On March 09, Terry Lovejoy, an amateur astronomer from Thornlands, Queensland Australia discovered a new comet with his Celestron C14 telescope and QHY9 CCD camera. This new comet has been designated C/2017 E4 (Lovejoy). The three images above were taken by Terry five minutes apart each being 8 seconds in length. They show the movement of the object against the background stars over the 15 minute period. Currently around magnitude 15, more accurate details about the comet’s orbit and expected maximum magnitude will follow as more observations are made.

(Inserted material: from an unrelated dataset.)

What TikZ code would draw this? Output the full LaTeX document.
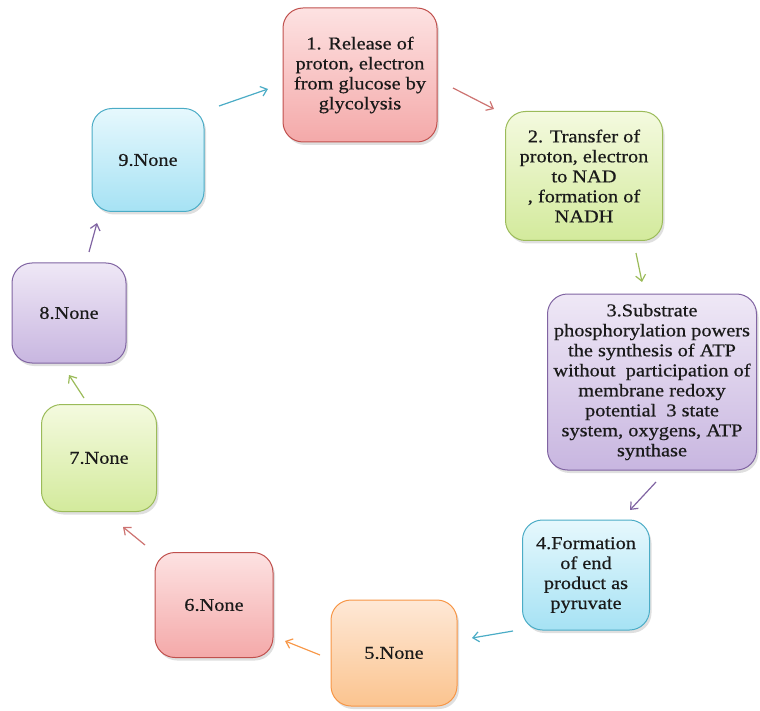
\documentclass[tikz,border=0pt]{standalone}
\usepackage{fontspec}
\setmainfont{Liberation Serif}[FakeStretch=1.13,FakeBold=0.6]
\usetikzlibrary{arrows.meta,shadows}
\definecolor{redB}{HTML}{C0504D}\definecolor{redT}{HTML}{FDE2E2}\definecolor{redM}{HTML}{F4A9A9}
\definecolor{grnB}{HTML}{9BBB59}\definecolor{grnT}{HTML}{F4FADF}\definecolor{grnM}{HTML}{D3EA9C}
\definecolor{purB}{HTML}{8064A2}\definecolor{purT}{HTML}{EFE8F6}\definecolor{purM}{HTML}{C8B6E0}
\definecolor{cyaB}{HTML}{4BACC6}\definecolor{cyaT}{HTML}{E6F8FD}\definecolor{cyaM}{HTML}{A6E2F4}
\definecolor{orgB}{HTML}{F79646}\definecolor{orgT}{HTML}{FEE8D6}\definecolor{orgM}{HTML}{FBC48F}
\definecolor{txt}{HTML}{1A1A1A}
\tikzset{
  box/.style={rectangle, rounded corners=20pt, line width=1pt, align=center,
    font=\fontsize{18}{20}\selectfont, text=txt, inner sep=0pt,
    drop shadow={shadow xshift=2pt, shadow yshift=-3pt, opacity=0.25}},
  rbox/.style={box, draw=redB, top color=redT, bottom color=redM},
  gbox/.style={box, draw=grnB, top color=grnT, bottom color=grnM},
  pbox/.style={box, draw=purB, top color=purT, bottom color=purM},
  cbox/.style={box, draw=cyaB, top color=cyaT, bottom color=cyaM},
  obox/.style={box, draw=orgB, top color=orgT, bottom color=orgM},
  conn/.style={line width=1.2pt, -{Straight Barb[length=6pt,width=10pt]}}
}
\begin{document}
\begin{tikzpicture}[x=1pt,y=-1pt]
\useasboundingbox (0,0) rectangle (760,711);
\node[rbox, minimum width=154pt, minimum height=134pt] (n1) at (360,75)
  {1. Release of\\proton, electron\\from glucose by\\glycolysis};
\node[gbox, minimum width=157pt, minimum height=129pt] (n2) at (584,176)
  {2. Transfer of\\proton, electron\\to NAD\\, formation of\\NADH};
\node[pbox, minimum width=209pt, minimum height=176pt] (n3) at (652,382)
  {3.Substrate\\phosphorylation powers\\the synthesis of ATP\\without\ \ participation of\\membrane redoxy\\potential\ \ 3 state\\system, oxygens, ATP\\synthase};
\node[cbox, minimum width=127pt, minimum height=110pt] (n4) at (586,575)
  {4.Formation\\of end\\product as\\pyruvate};
\node[obox, minimum width=126pt, minimum height=106pt] (n5) at (394,653) {5.None};
\node[rbox, minimum width=118pt, minimum height=105pt] (n6) at (214,605) {6.None};
\node[gbox, minimum width=115pt, minimum height=107pt] (n7) at (99,458) {7.None};
\node[pbox, minimum width=114pt, minimum height=100pt] (n8) at (69,313) {8.None};
\node[cbox, minimum width=112pt, minimum height=103pt] (n9) at (148,160) {9.None};

\coordinate (a91s) at (219,106); \coordinate (a91e) at (268,89);
\coordinate (a12s) at (453,88);  \coordinate (a12e) at (494,109);
\coordinate (a23s) at (636,253); \coordinate (a23e) at (642,282);
\coordinate (a34s) at (656,482); \coordinate (a34e) at (630,510);
\coordinate (a45s) at (513,631); \coordinate (a45e) at (472,638);
\coordinate (a56s) at (320,655); \coordinate (a56e) at (285,641);
\coordinate (a67s) at (145,545); \coordinate (a67e) at (123,527);
\coordinate (a78s) at (84,398);  \coordinate (a78e) at (69,375);
\coordinate (a89s) at (89,252);  \coordinate (a89e) at (97,223);

\draw[conn, cyaB] (a91s) -- (a91e);
\draw[conn, redB!80] (a12s) -- (a12e);
\draw[conn, grnB] (a23s) -- (a23e);
\draw[conn, purB] (a34s) -- (a34e);
\draw[conn, cyaB] (a45s) -- (a45e);
\draw[conn, orgB] (a56s) -- (a56e);
\draw[conn, redB!80] (a67s) -- (a67e);
\draw[conn, grnB] (a78s) -- (a78e);
\draw[conn, purB] (a89s) -- (a89e);
\end{tikzpicture}
\end{document}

Orbital elements and observation data for C/2017 E4 (Lovejoy) are available from the Minor Planet Centre
Terry Lovejoy’s achievements
Lovejoy has become quite a famous name amongst cometary fields due to the number of significant comet discoveries he has made. This latest addition will be his sixth discovery. This is quite a remarkable achievement given the equipment that he uses and the fact that these discoveries are made before any of the large professional sky surveys find these objects.
His first discovery was in March of 2007, designated C/2007 E2 (Lovejoy). The comet reached perihelion in the same month and closest approach to Earth was on 25 April 2007. The comet reached a maximum brightness of magnitude 8. His most significant discovery to date is most likely his third comet, C2011 W3 (Lovejoy). This ‘sungrazer’ moved through the Sun’s corona at perihelion in December of 2011 at a distance of 0.0055 AU (87,000 miles) from the Sun. The comet reached between magnitude -3 and -4.
This was the brightest sungrazing comet observed by SOHO. Despite the extreme conditions for the comet, it remained intact throughout and resulted in a bright tail after it’s reappearance from the Sun in late December. His discovery in 2013, C/2013 R1 (Lovejoy) reached magnitude 4.5 and another discovery in 2014 reached magnitude 4. It’s clear that astronomers should always take note when Lovejoy discovers a comet!